Il “regalo” del barone de Banfield in sostituzione del teatro lirico

La demolizione della sala de Banfield - Tripcovich, per fare spazio a una piazza, ha già una storia. Una voce che parte dagli inizi del 2000. Per primo a lanciare la proposta nel 2003 fu l’architetto Mario Botta nell'ambito del progetto per la nuova sedGreensisam - Evergreen in Porto Vecchio. Nello stesso anno lo appoggiò Vittorio Sgarbi, che si pronunciò nuovamente nel 2006, quand’era assessore alla Cultura di Milano, e a Trieste si aprì un vero e proprio dibattito sull'ex stazione delle corriere di piazza Libertà. Nello stesso periodo la Soprintendenza pose il vincolo sull’edificio con Ugo Soragni («L’ex autostazione fa aprte delle testimonianze importanti della storia, anche architettonica, della città«). Dopo l’atto, l'assessore all'urbanistica Maurizio Bucci contro questa tutela annunciò il ricorso al ministero dei Beni culturali e di seguito eventualmente al Tar. «E una struttura di mero gusto balcanico, aberrante, nata come teatro d’emergenza» decretò l’esteta Bucci (Se fosse rimasta in piedi, però, ci avrebbe visto bene una balera). Il primo cittadino Dipiazza definì la sala «una bruttura che personalmente raderei al suolo». Avendo fallito con l’ex Magazzino Vini (promise di demolirlo nel giro di sei mesi). il sindaco decostruzionista voleva almeno un altro trofeo da aggiungere dopo l’ex Piscina Bianchi. E così ora, dieci anni dopo, ci riprova.

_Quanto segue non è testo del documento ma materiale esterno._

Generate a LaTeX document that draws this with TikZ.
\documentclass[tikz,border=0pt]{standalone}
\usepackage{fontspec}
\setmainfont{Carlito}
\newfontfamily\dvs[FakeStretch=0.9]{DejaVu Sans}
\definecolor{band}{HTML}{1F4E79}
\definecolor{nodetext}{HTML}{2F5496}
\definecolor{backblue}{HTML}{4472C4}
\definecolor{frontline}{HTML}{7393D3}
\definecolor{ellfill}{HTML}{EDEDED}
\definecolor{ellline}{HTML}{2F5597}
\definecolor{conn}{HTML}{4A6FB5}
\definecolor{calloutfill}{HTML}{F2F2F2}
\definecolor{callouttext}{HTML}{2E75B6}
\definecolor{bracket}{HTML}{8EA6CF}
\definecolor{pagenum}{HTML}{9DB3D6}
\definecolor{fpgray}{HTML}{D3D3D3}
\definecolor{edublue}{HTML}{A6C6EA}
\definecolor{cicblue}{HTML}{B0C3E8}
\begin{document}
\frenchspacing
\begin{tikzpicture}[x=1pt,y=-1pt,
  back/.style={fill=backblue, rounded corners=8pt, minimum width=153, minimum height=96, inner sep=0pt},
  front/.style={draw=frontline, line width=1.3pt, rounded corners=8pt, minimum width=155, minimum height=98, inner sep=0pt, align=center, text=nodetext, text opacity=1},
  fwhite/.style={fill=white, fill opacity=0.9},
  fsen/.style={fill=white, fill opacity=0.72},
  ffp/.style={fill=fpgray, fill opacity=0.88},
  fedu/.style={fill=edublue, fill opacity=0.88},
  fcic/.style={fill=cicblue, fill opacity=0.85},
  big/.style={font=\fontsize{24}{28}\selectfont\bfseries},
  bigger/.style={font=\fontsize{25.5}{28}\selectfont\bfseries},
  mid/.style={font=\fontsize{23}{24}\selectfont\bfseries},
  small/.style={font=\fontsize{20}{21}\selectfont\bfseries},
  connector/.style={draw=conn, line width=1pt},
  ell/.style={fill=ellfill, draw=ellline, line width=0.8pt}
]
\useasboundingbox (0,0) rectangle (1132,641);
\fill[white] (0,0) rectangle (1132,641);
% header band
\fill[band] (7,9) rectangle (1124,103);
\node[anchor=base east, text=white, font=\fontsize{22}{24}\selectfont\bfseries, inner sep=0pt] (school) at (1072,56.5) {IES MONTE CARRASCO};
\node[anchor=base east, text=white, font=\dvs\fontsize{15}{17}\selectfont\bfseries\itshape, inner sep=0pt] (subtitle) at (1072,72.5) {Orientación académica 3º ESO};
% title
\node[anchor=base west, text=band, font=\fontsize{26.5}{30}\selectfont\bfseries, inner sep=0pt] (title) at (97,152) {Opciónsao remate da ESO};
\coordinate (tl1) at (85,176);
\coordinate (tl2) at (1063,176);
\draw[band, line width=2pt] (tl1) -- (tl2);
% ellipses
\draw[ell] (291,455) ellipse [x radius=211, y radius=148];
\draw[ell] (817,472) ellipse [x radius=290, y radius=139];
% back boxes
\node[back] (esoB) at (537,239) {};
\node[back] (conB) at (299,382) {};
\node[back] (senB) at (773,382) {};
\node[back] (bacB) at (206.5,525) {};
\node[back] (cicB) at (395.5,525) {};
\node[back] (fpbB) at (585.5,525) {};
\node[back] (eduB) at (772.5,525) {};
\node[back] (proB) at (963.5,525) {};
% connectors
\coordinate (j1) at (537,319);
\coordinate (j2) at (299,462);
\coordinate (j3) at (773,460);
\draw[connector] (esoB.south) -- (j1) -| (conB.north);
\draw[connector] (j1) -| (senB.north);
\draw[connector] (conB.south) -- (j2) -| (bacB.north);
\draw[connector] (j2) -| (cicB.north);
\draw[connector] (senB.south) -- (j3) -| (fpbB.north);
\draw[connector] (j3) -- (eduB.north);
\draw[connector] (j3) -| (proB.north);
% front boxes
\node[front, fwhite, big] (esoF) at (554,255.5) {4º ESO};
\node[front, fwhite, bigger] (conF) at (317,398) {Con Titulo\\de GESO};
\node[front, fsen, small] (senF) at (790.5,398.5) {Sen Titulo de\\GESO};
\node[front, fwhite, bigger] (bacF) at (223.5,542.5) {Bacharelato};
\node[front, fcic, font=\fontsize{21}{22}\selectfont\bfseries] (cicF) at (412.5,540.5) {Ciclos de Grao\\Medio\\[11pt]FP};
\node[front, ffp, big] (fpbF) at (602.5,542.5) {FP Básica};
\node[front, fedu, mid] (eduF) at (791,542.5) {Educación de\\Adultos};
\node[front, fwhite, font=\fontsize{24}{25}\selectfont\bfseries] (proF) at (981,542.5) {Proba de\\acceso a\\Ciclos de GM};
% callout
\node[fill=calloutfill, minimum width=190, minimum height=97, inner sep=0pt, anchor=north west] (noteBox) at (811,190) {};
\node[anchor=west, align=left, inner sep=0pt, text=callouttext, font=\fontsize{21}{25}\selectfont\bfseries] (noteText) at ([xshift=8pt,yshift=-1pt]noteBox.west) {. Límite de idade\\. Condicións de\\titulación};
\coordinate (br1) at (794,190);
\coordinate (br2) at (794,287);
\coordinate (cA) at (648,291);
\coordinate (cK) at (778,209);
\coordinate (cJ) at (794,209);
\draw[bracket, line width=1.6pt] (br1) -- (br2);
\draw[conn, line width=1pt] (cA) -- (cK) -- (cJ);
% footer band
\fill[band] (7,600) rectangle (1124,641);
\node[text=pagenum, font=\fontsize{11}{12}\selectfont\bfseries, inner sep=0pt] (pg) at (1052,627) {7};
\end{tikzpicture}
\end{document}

La storia di sala teatrale risale al 1992, quando da stazione delle Autocorriere firmata Nordio nel 1935, prese il posto del Teatro Verdi durante la ristrutturazione ospitando ben cinque stagioni d’opera. Fru realizzata nell’arco di soli sei mesi e inaugurata solennemente il 16 dicembre 1992: quasi un miracolo di tempismo, tanto da meritare al Teatro“Verdi” il prestigioso Premio Abbiati. Nel giugno 2008, testimonial il violinista Uto Ughi (nella foto con Dipiazza), è stata intitolata al barone Raffaello de Banfied, compositore, musicista, direttore artistico del Verdi per oltre 26 anni, grande mecenate. E’ stato infatti colui che, tramite la storica società armatoriale Tripcovich, nata dal ceppo della sua famiglia, paga praticamente la Sala Tripcovich. Un regalo di cui Trieste non sa più che farsene.